A phone call to the psychology board in Maryland, where Huntington is also licensed to practice, was not immediately returned Friday evening.
Arthur “Terry” Newmyer III filed suit against Huntington and Sidwell Friends for $10 million, saying that the elite Quaker private school’s staff — including the head of schools — knew of the affair that played out while Huntington counseled Newmyer’s daughter
but “despite repeated objections” did nothing to stop it for a year.
Huntington’s ex-wife told Newmyer of the affair out of concern for his daughter’s well-being, according to the lawsuit; it quotes an email Huntington sent to Tara Newmyer on March 4, 2010, discussing questions posed by his ex-wife: “Do you really want that Jack? When there are so many women out there, safer women, that might not cost your reputation and job to have a relationship with? Is sex with her … really worth that much risk you are taking? I said yes.”
The American Psychological Association’s ethics code forbids psychologists from engaging in “sexual intimacies with individuals they know to be close relatives, guardians, or significant others of current clients/patients.”
The D.C. Municipal Regulations for Psychology’s code of professional conduct requires licensees to adhere to the APA’s ethics code.
The Maryland code also states that a licensed psychologist may not have sexual relations with family members or other people close to their clients for at least two years after treatment ends.
In court documents, family friends of the Newmyers describe a child who changed dramatically over the course of the 2009-2010 school year. One wrote that the girl seemed “deprived of her childhood,” while another remarked that she “would not look into my eyes at all, and seemed sad.”
Ellis Turner, the associate head of schools at Sidwell, said Terry Newmyer’s claim is “without merit” and that Sidwell will contest it. He could not confirm the lawsuit’s claim that Huntington was fired in February, calling it a classified personnel matter.
Turner did confirm that as a middle school counselor, Huntington would not normally counsel younger children like the Newmyers’ daughter.

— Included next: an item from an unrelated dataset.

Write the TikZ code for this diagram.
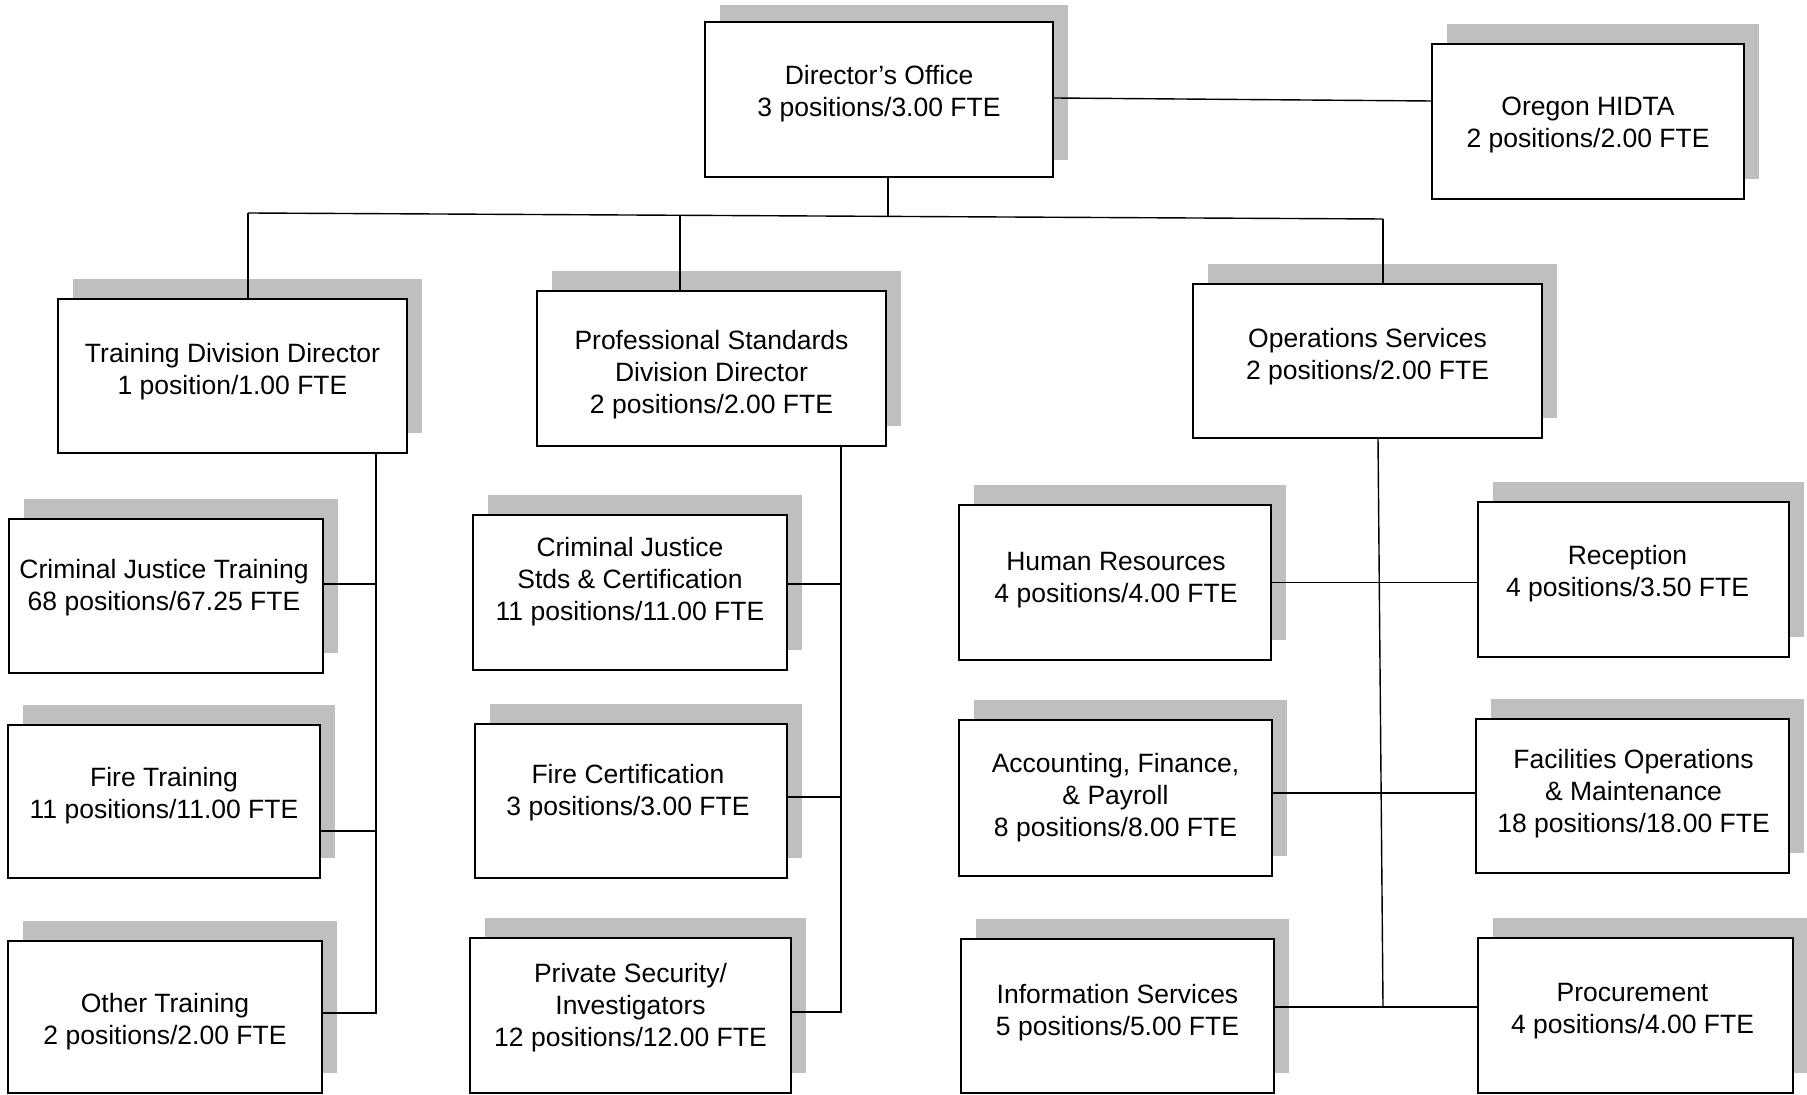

Huntington and Tara Newmyer “met as parents” whose daughters were in the same prekindergarten class at Sidwell, said Kristin Henrikson, an attorney for Tara Newmyer.
“He did not professionally treat her daughter in any way,” said Henrikson, adding that the Newmyers have been legally separated since 2009. Terry Newmyer lives in Palm Beach Gardens, Fla., while Tara Newmyer moved to Chevy Chase to enroll their children in Sidwell against her husband’s wishes.
In his lawsuit, Terry Newmyer, a Sidwell alumnus who sent two children from his first marriage to Sidwell, says that the couple still “lived and slept together as man and wife” in both locations.
He says Huntington professionally evaluated his daughter in January 2010 after Tara Newmyer contacted him, concerned that the child was having problems at school. In emails to Terry Newmyer and her sister, she said Huntington asked her “a zillion shrink questions” about the child and explained that “[J]ack, you know the school shrink, has volunteered to talk to the resource counselor … he thinks [she] needs to be pulled out for more stimulating work because she’s too far ahead of the other kids.”